Each time we use an address, 50% of your private key is revealed at random.
When 50% of the private key is revealed, a computer would have to do 2^256 computations to crack it, similar to the SHA-256 standard, which is considered cryptographically secure.
Mathematically, what % of my private key is revealed on average after the first key re-use, and in terms of exponents similar to 2^256, what level of computational security do I have now, on average?
Disclaimer: I'm still learning Iota specifications, so take this answer with a grain of salt
We assume that you re-use your key for a transaction that is new and different from the previous (aka hash(tx1) != hash(tx2))
Best case scenario : only one new bit is revealed, leaving 49.8% of your private key to guess, reducing the computations needed to 2^255.

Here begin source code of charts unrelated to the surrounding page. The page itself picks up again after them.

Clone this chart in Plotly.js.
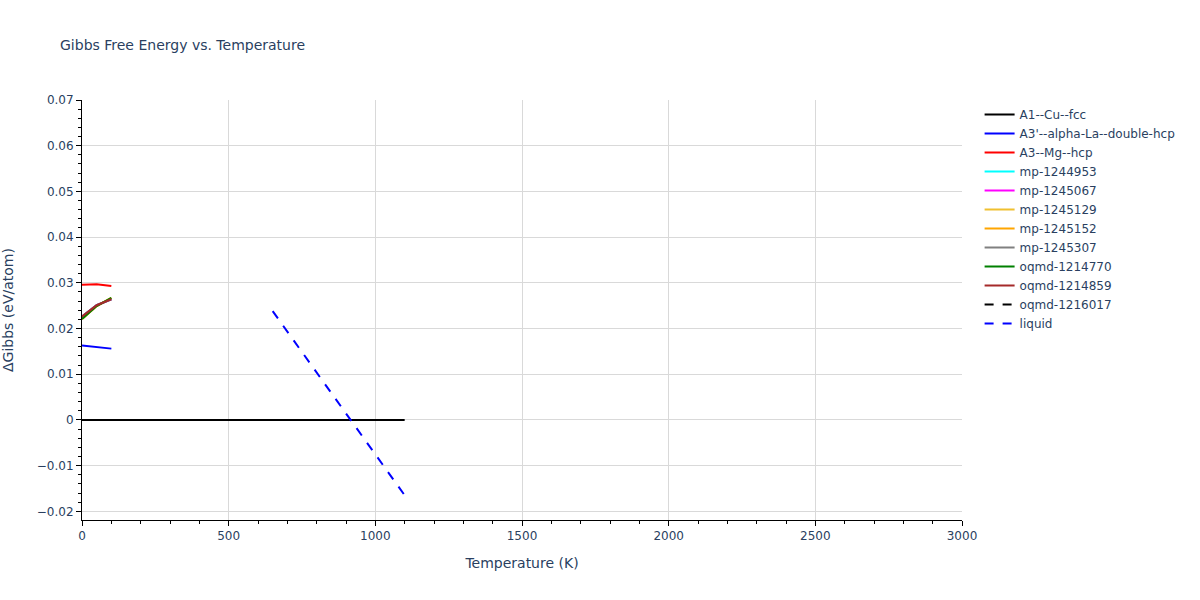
<!DOCTYPE html>
<html>
<head>
<meta charset="utf-8">
<script src="https://cdn.plot.ly/plotly-3.0.1.min.js"></script>
<style>html,body{margin:0;padding:0;background:#fff;}#chart{width:1200px;height:600px;}</style>
</head>
<body>
<div id="chart"></div>
<script>
// Data
const names = ["A1--Cu--fcc","A3'--alpha-La--double-hcp","A3--Mg--hcp","mp-1244953","mp-1245067","mp-1245129","mp-1245152","mp-1245307","oqmd-1214770","oqmd-1214859","oqmd-1216017","liquid"];
const colors = ["black","blue","red","cyan","magenta","#f0c030","orange","gray","green","brown","black","blue"];
const dashes = ["solid","solid","solid","solid","solid","solid","solid","solid","solid","solid","dash","dash"];

const fccT = [0, 100, 200, 300, 400, 500, 600, 700, 800, 900, 1000, 1100];
const fccG = [0, 0, 0, 0, 0, 0, 0, 0, 0, 0, 0, 0];
const dhcpT = [0, 50, 100];
const dhcpG = [0.0163, 0.0160, 0.0156];
const hcpT = [0, 50, 100];
const hcpG = [0.0296, 0.0297, 0.0293];
// mp-* entries are hidden underneath the oqmd lines in the reference
const mp1244953T = [0, 50, 100];
const mp1244953G = [0.0226, 0.0251, 0.0264];
const mp1245067T = [0, 50, 100];
const mp1245067G = [0.0226, 0.0251, 0.0264];
const mp1245129T = [0, 50, 100];
const mp1245129G = [0.0221, 0.0249, 0.0267];
const mp1245152T = [0, 50, 100];
const mp1245152G = [0.0221, 0.0249, 0.0267];
const mp1245307T = [0, 50, 100];
const mp1245307G = [0.0226, 0.0251, 0.0264];
const oq770T = [0, 50, 100];
const oq770G = [0.0221, 0.0249, 0.0267];
const oq859T = [0, 50, 100];
const oq859G = [0.0226, 0.0251, 0.0264];
// oqmd-1216017 lies on the zero reference line
const oq017T = [0, 50, 100];
const oq017G = [0, 0, 0];
const liqT = [650, 700, 800, 900, 1000, 1100];
const liqG = [0.0238, 0.0193, 0.0104, 0.0014, -0.0076, -0.0165];

const xs = [fccT, dhcpT, hcpT, mp1244953T, mp1245067T, mp1245129T, mp1245152T, mp1245307T, oq770T, oq859T, oq017T, liqT];
const ys = [fccG, dhcpG, hcpG, mp1244953G, mp1245067G, mp1245129G, mp1245152G, mp1245307G, oq770G, oq859G, oq017G, liqG];

const traces = names.map((n, i) => ({
  x: xs[i], y: ys[i], name: n, type: 'scatter', mode: 'lines',
  line: {color: colors[i], dash: dashes[i], width: 2}
}));

const layout = {
  width: 1200, height: 600,
  margin: {l: 82, r: 238, t: 100, b: 80},
  paper_bgcolor: 'white', plot_bgcolor: 'white',
  font: {family: '"DejaVu Sans", verdana, arial, sans-serif', size: 12, color: '#2a3f5f'},
  title: {text: 'Gibbs Free Energy vs. Temperature', x: 0.05, xanchor: 'left', y: 0.925, yanchor: 'middle', font: {size: 14, color: '#2a3f5f'}},
  xaxis: {
    title: {text: 'Temperature (K)', font: {size: 14}, standoff: 15},
    range: [0, 3000], dtick: 500, showline: true, linecolor: 'black', linewidth: 1,
    ticks: 'outside', tickcolor: 'black', ticklen: 5,
    showgrid: true, gridcolor: '#d9d9d9', zeroline: false, automargin: false,
    minor: {dtick: 100, ticks: 'outside', ticklen: 3, tickcolor: 'black', showgrid: false}
  },
  yaxis: {
    title: {text: 'ΔGibbs (eV/atom)', font: {size: 14}, standoff: 20},
    range: [-0.0219, 0.07], dtick: 0.01, showline: true, linecolor: 'black', linewidth: 1,
    ticks: 'outside', tickcolor: 'black', ticklen: 5,
    showgrid: true, gridcolor: '#d9d9d9', zeroline: true, zerolinecolor: '#d9d9d9', zerolinewidth: 1, automargin: false,
    minor: {dtick: 0.002, ticks: 'outside', ticklen: 3, tickcolor: 'black', showgrid: false}
  },
  legend: {x: 1.02, y: 1, xanchor: 'left', yanchor: 'top', font: {size: 12}},
  showlegend: true
};

Plotly.newPlot('chart', traces, layout, {displayModeBar: false});
</script>
</body>
</html>
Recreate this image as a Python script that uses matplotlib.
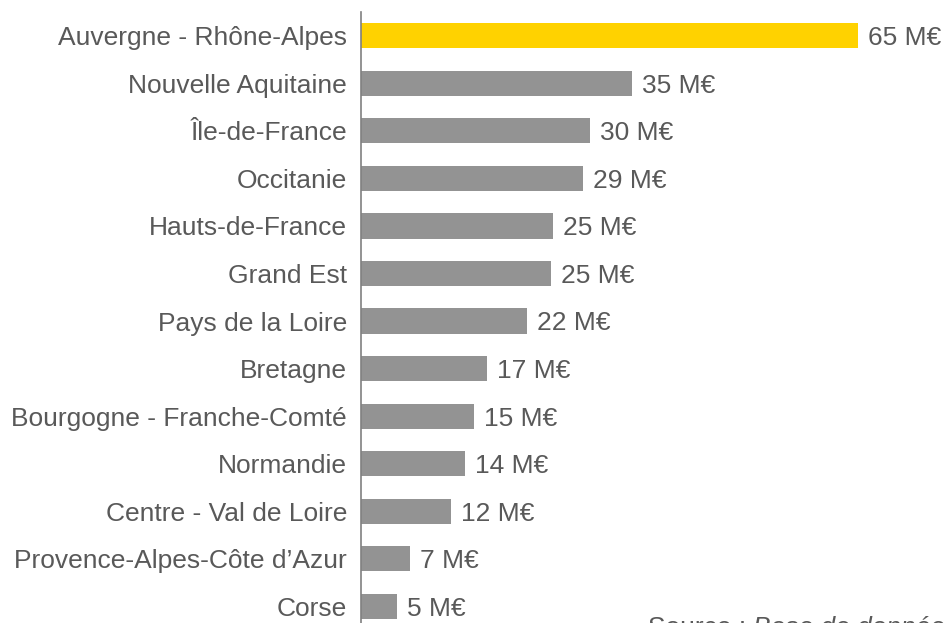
import matplotlib
matplotlib.use("Agg")
import matplotlib.pyplot as plt

regions = ["Auvergne - Rhône-Alpes", "Nouvelle Aquitaine", "Île-de-France", "Occitanie",
           "Hauts-de-France", "Grand Est", "Pays de la Loire", "Bretagne",
           "Bourgogne - Franche-Comté", "Normandie", "Centre - Val de Loire",
           "Provence-Alpes-Côte d’Azur", "Corse"]
amounts = [65.0, 35.4, 29.9, 29.0, 25.1, 24.8, 21.7, 16.5, 14.8, 13.6, 11.8, 6.4, 4.7]
amount_labels = ["65 M€", "35 M€", "30 M€", "29 M€", "25 M€", "25 M€", "22 M€",
                 "17 M€", "15 M€", "14 M€", "12 M€", "7 M€", "5 M€"]

plt.rcParams["font.family"] = ["Liberation Sans", "DejaVu Sans"]
text_color = "#595959"
fsize = 19

fig = plt.figure(figsize=(9.44, 6.23), dpi=100)
ax = fig.add_axes([361 / 944, 0, 583 / 944, 1 - 12 / 623])

colors = ["#FFD200"] + ["#939393"] * (len(regions) - 1)
ypos = list(range(len(regions)))
bars = ax.barh(ypos, amounts, height=0.53, color=colors)

for bar, lab in zip(bars, amount_labels):
    ax.text(bar.get_width() + 1.3, bar.get_y() + bar.get_height() / 2 + 0.05, lab,
            va="center", ha="left", fontsize=fsize, color=text_color)

ax.set_xlim(0, 583 / 7.65)
ax.set_ylim(12.35, -0.5)
ax.set_yticks(ypos)
ax.set_yticklabels(regions, fontsize=fsize, color=text_color)
ax.tick_params(axis="y", length=0, pad=10)
ax.set_xticks([])
for side in ["top", "right", "bottom"]:
    ax.spines[side].set_visible(False)
ax.spines["left"].set_color("#808080")
ax.spines["left"].set_linewidth(1.2)

# source line, cut by the bottom edge as in the original
fig.text(648 / 944, -12 / 623, "Source :", fontsize=fsize, color=text_color, va="baseline")
fig.text(753 / 944, -12 / 623, "Base de données", fontsize=fsize, color=text_color,
         va="baseline", style="italic")

fig.savefig("out.png", dpi=100)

(note: the very best case would reveal 0 new bit, but that would mean a collision in the transaction hash, which would be disastrous)
Worst case scenario : all the remaining bits are revealed, leaving 0% of your private key to guess, thus completely exposing your private key. This has a 1/2^512 chance of happening.
Average case: assuming on average half of the bits from the hash will match bits from the private key that were used before, that means only 25% of the key will be left to guess. Since 512 * 0.25 = 128 bits will need to be discovered for the private key to be cracked, requiring at most 2^128 computations.